You have to take polls like this with a grain of salt. What Harris did was show each person a single photograph of each of 247 buildings. The 247 were pre-selected by a group of architects.
There is, obviously, something wrong with this procedure. Far too much depends on the quality of the photograph. It's no surprise that the Empire State Building led the poll at No. 1, not when you look at the lovely photo, which shows the building dramatically silhouetted against the city and the sky.
The AIA poll reduces a work of architecture to a visual image, like the simple flat icon on a computer screen. We live in an era dominated by the media, where our other senses are overwhelmed by the visual. But a work of architecture needs to be experienced in many other ways.
You can smell it and you can hear it (imagine walking into an old church, the suddenly cooler, damper air, the smell of candles and stone, the echoing sound). It must be experienced not only as an object, but as a set of indoor spaces. You need to feel how those spaces unfold as you move through them, see how the light comes in, ask yourself how well the building supports its functions. You need to notice how it relates to the buildings or the landscape around it, because buildings don't arrive alone. Especially in cities, each is a member of a community of buildings, which interact to create a public world between and among them.
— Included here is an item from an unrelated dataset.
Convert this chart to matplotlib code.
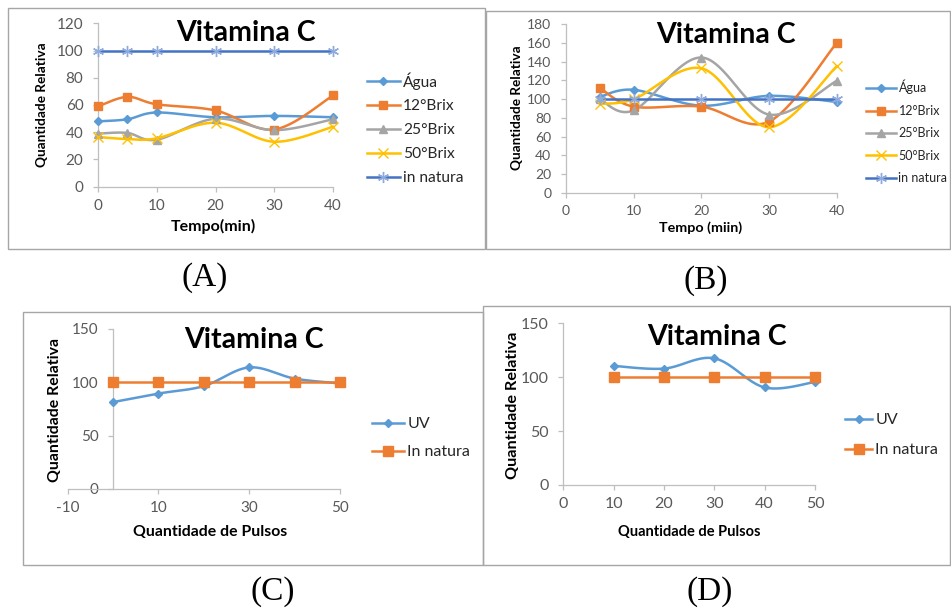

Still, polls like this remain instructive. It's hard to ignore the fact that so many of the most admired modernist architects are missing. There's nothing by Mies van der Rohe -- not the Seagram tower in New York, nor the Farnsworth House near Plano, Ill., nor Crown Hall in Chicago.
Nothing by Alvar Aalto, either, despite his superb Baker House at MIT and Mt. Angel Abbey library in Oregon. Le Corbusier's only American building, the Carpenter Center at Harvard, doesn't make it. The most marvelous new building I've seen lately, the all-glass Apple store on Fifth Avenue by Peter Bohlin (of Bohlin Cywinski Jackson), rings in at only No. 53.
One of the greats who does score, though, is Frank Lloyd Wright, whose name is the most frequent on the list with seven entries. But his top slot is only No. 29, for the astonishing house Fallingwater, perched atop a waterfall in Mill Run, Pa.
Americans are old-fashioned people when it comes to architecture (compared, say, to Western Europeans or East Asians), and this is an old-fashioned list. Only two recent works make the top 20. It's great to see Maya Lin's masterpiece Vietnam Veterans Memorial (1982) here at No. 10. It's a little more disconcerting, though, to realize that the only other recent work is the World Trade Center at No. 19. The WTC, much as we may feel its loss, was bad architecture and bad urbanism.
You can find the whole list, complete with photos, at the AIA's web site (www .aia150.org). Instead of commenting on it further, I'm feeling I should probably stick my neck out and name some favorites of my own. Here is Campbell's list of a round dozen great American buildings, in no special order. I'm not saying I might not choose a different list on a different day. A lot of these are quite small: It's easier to achieve perfection on a small scale.
The University of Virginia campus, by Thomas Jefferson.
The Kimbell Art Museum in Fort Worth, Texas, by Louis Kahn.
The Christian Science Church in Berkeley, Calif. , by Bernard Maybeck.
The American Radiator tower on 40th Street in New York, by Raymond Hood.
Taliesin East , the home of Frank Lloyd Wright, in rural Wisconsin.
The Coonley House outside Chicago, by Wright.
The Johnson Wax Administration Building in Racine, Wis. , by Wright.
Fallingwater in Mill Run, Pa., by Wright.
The Ames Gate Lodge in North Easton , by Richardson.
The Lincoln Memorial in Washington, by Henry Bacon, sculpture by Daniel Chester French.
The Gamble House in Pasadena, Calif., by the brothers Greene and Greene.
Thorncrown Chapel in Eureka Springs , Ark. , by Fay Jones.
Only five of my dozen make the AIA's list of 150. As we said at the beginning, taste in architecture is unpredictable.